La 70ma edizione del Trento Film Festival, “casa” per Fantin, che ha partecipato sin dalla prima edizione nel ’52, omaggia l’uomo, l’alpinista, il regista e il sognatore, e lo fa con un programma dedicato, in cui spiccano la mostra suddetta e la presentazione della prima assoluta del restauro di Italia K2 (1955), il film del Club Alpino Italiano, regia di Marcello Baldi, a cui Fantin partecipa curando la “documentazione cinematografica” della parte alpinistica. Il restauro in 4K è stato reso possibile dalla Cineteca di Bologna, presso il laboratorio L’Immagine Ritrovata, in collaborazione con il Centro di Cinematografia e Cineteca del CAI e con il sostegno del Ministero della Cultura: il Club ha messo a disposizione il reversal – per le cui parti mancanti è stato realizzato un interpositivo – e il negativo colonna originali; per il grading è stata usata come riferimento una copia d’epoca 35mm, conservata dalla Fondazione. 

Come sono epiche e evocative le musiche di Teo Usuelli nel film del ‘55, con l’esecuzione dell’Orchestra Stabile dell’Accademia di Santa Cecilia, a portare indietro nel tempo e dentro nel mito, sul suo crinale, nel vedere e non vedere la roccia che fa capolino sotto il manto immacolato della neve lì baciata dal “ cielo d’azzurro fuso”, spruzzato qua e là dal verde di ciuffi d’erba, così anche il suono – insieme al taccuino – è il fil rouge della mostra, come spiega l’altro curatore, Claudio Ballestracci (Lab Film): “Fantin fa le riprese sul K2 ma non ha apparati per registrare l’audio, quindi tutti i suoni in mostra, ma anche nel film del ’55, sono stati riprodotti in studio, a seguire; tutti i suoni in mostra sono in parte tratti dal film originale, in parte creati da Marco Mantovani, musicista riminese.

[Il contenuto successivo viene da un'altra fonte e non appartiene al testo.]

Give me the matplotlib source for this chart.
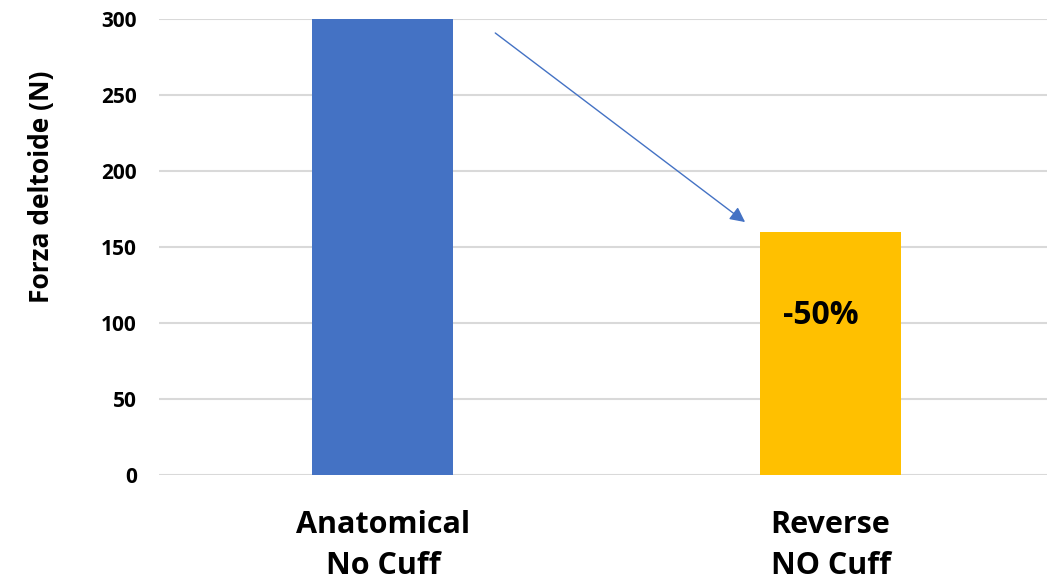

L’idea è quella di partire dalla documentazione del taccuino, dall’alba delle prime pagine, fino all’ultimo scrigno, che è un tramonto, creando un discorso legato al suono, connesso a una cronologia del tempo. L’idea è quella di creare una colonna sonora sulla lettura dei disegni, immagini originali e statiche, che si muovono solo nella formazione della calligrafia di Fantin”. 

È imperante e imponente il “superbo anfiteatro” del K2 sul grande schermo e in mostra, eppure quanto mai prossimo e accarezzabile, così ci illude l’occhio della cinepresa e il gioco del cinema di Fantin; fino alle cime del creato, con la “gioia di conquistare la montagna passo passo”, quelle “cattedrali, montagne che fanno pensare alle Dolomiti, ma sono di granito e superano i 6000 metri”, come recita un passaggio dell’antico film, lì dove sembra incredibile radersi il viso o ricevere una lettera, eppure, come mostrano altre immagini di Fantin, gli uomini della missione non perdono il contatto con la realtà nemmeno in queste lontanissime terre da primato. 

La Cineteca di Bologna, il FAI – Fondo per l’Ambiente Italiano (proprietario del Fondo Monzino) e il Museo Nazionale della Montagna “Duca degli Abruzzi” – CAI Torino (proprietario dell’Archivio Fantin) hanno collaborato per un ampio restauro di più film realizzati da Fantin: 9 in particolare sono presentati a Trento 2022. 

“L’idea è che la mostra, da qui poi, giri: il ‘primo campo’ è qui a Trento, ma le sezioni del CAI – con cui nasce il progetto – che volessero ospitarla lo potranno fare, sperando anche possa viaggiare fuori dall’Italia. L’idea è che con la mostra e i film si possa parlare di un uomo che ha dedicato la vita per lasciare a noi la testimonianza di un mondo che oggi non esiste più e che possiamo trovare solo nelle sue immagini”, conclude Bartoli.